### Exercise
Filter for the word "with" and keep each matching line.
#### Data provided ####
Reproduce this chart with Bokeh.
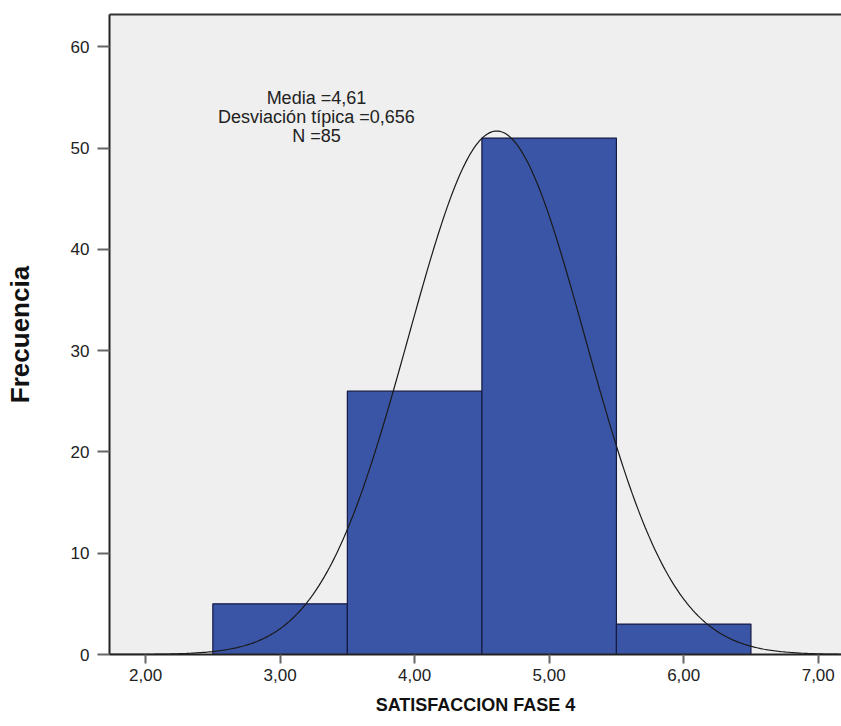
import numpy as np
from bokeh.plotting import figure
from bokeh.models import FixedTicker, Range1d, ColumnDataSource, LinearAxis
from bokeh.core.properties import value
from bokeh.embed import file_html
from bokeh.resources import INLINE

# Histogram data: SATISFACCION FASE 4
bin_left = [2.5, 3.5, 4.5, 5.5]
bin_right = [3.5, 4.5, 5.5, 6.5]
counts = [5, 26, 51, 3]

mean = 4.61
sd = 0.656
n = 85
bin_width = 1.0

x_ticks = [2, 3, 4, 5, 6, 7]
x_tick_labels = ["2,00", "3,00", "4,00", "5,00", "6,00", "7,00"]
y_ticks = [0, 10, 20, 30, 40, 50, 60]

stats_lines = ["Media =4,61", "Desviación típica =0,656", "N =85"]

X0, X1 = 1.732, 7.173
Y0, Y1 = 0, 63.2

p = figure(width=841, height=726, output_backend="svg", toolbar_location=None,
           x_range=Range1d(X0, X1), y_range=Range1d(Y0, Y1),
           min_border_left=109, min_border_right=0, min_border_top=14,
           min_border_bottom=72)
p.background_fill_color = "#efefef"
p.border_fill_color = "white"
p.outline_line_color = None
p.grid.visible = False

src = ColumnDataSource(dict(left=bin_left, right=bin_right, top=counts,
                            bottom=[0] * len(counts)))
p.quad(left="left", right="right", top="top", bottom="bottom", source=src,
       fill_color="#3a55a6", line_color="#141a44", line_width=1.2)

# Normal curve scaled to the histogram
xs = np.linspace(X0, X1, 400)
ys = n * bin_width / (sd * np.sqrt(2 * np.pi)) * np.exp(-0.5 * ((xs - mean) / sd) ** 2)
p.line(xs, ys, line_color="#1a1a1a", line_width=1.2)

# Summary statistics
p.text(x=[3.27] * 3, y=[54.95, 53.05, 51.25], text=stats_lines,
       text_align="center", text_baseline="middle",
       text_font=value("Liberation Sans"), text_font_size="18px",
       text_color="#222222")

# Top frame line only
top_axis = LinearAxis(ticker=FixedTicker(ticks=[]), axis_line_color="#333333",
                      axis_line_width=2, major_tick_out=0, major_tick_in=0,
                      minor_tick_out=0, minor_tick_in=0,
                      major_label_text_font_size="0px")
p.add_layout(top_axis, "above")

xa = p.below[0]
ya = p.left[0]

for ax in (xa, ya):
    ax.axis_line_color = "#222222"
    ax.axis_line_width = 2
    ax.major_tick_line_color = "#666666"
    ax.major_tick_line_width = 2
    ax.minor_tick_line_color = None
    ax.major_tick_in = 0
    ax.major_label_text_font = "Liberation Sans"
    ax.major_label_text_font_size = "17px"
    ax.major_label_text_color = "#222222"
    ax.axis_label_text_font = "Liberation Sans"
    ax.axis_label_text_font_style = "bold"
    ax.axis_label_text_color = "#111111"

xa.ticker = FixedTicker(ticks=x_ticks)
xa.major_label_overrides = {t: l for t, l in zip(x_ticks, x_tick_labels)}
xa.major_tick_out = 9
xa.major_label_standoff = 5
xa.axis_label = "SATISFACCION FASE 4"
xa.axis_label_text_font_size = "18px"
xa.axis_label_standoff = 11

ya.ticker = FixedTicker(ticks=y_ticks)
ya.major_tick_out = 12
ya.major_label_standoff = 8
ya.axis_label = "Frecuencia"
ya.axis_label_text_font_size = "26px"
ya.axis_label_standoff = 33

open("out.html", "w").write(file_html(p, INLINE))
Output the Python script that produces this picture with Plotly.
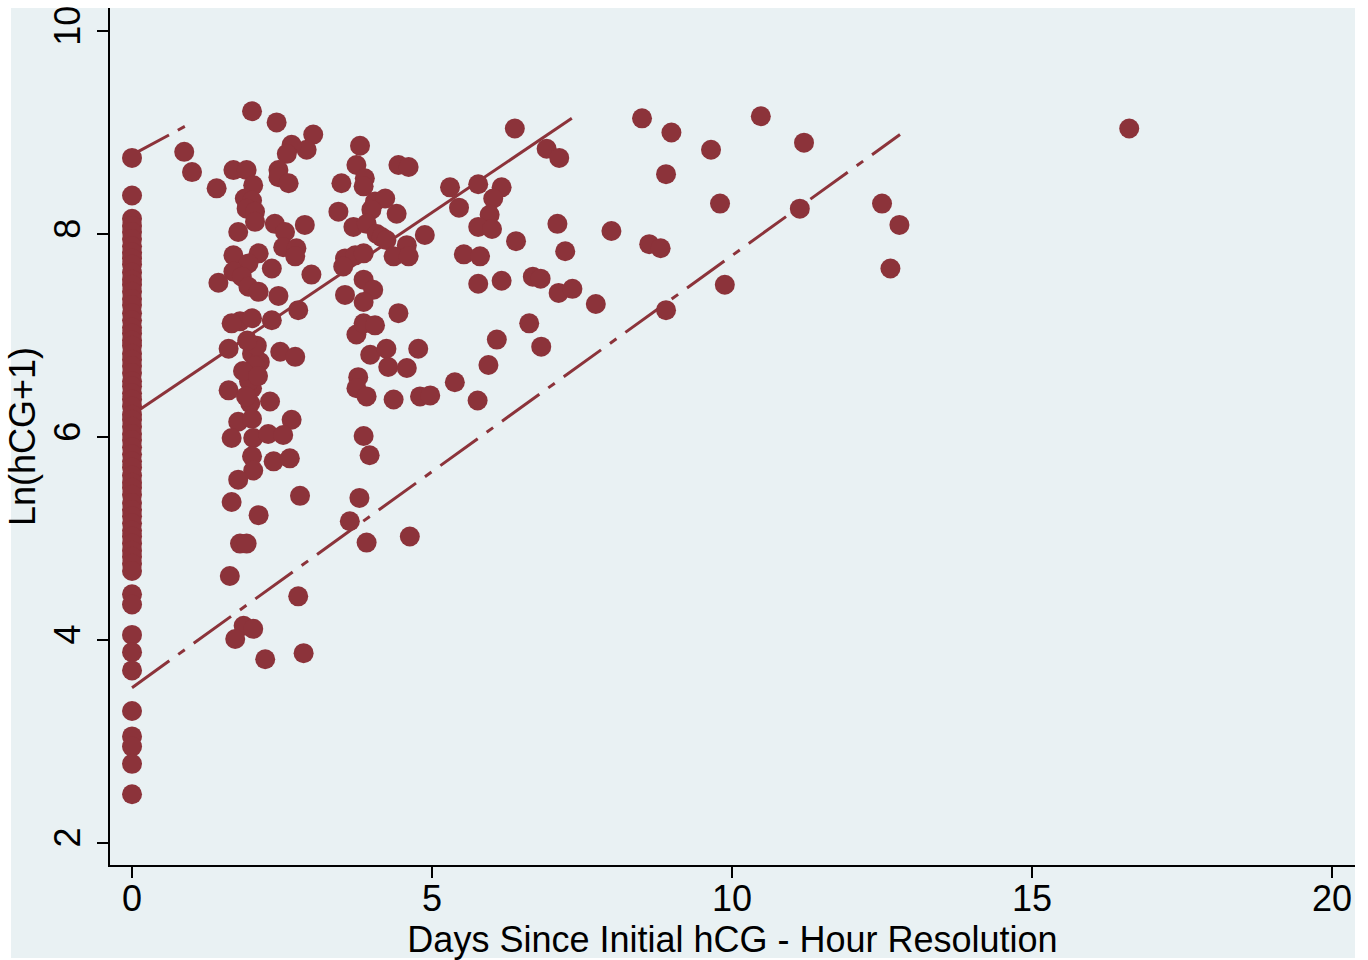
####
### Task result
Reproduce this chart with Bokeh.
Output the Python script that produces this picture with Plotly.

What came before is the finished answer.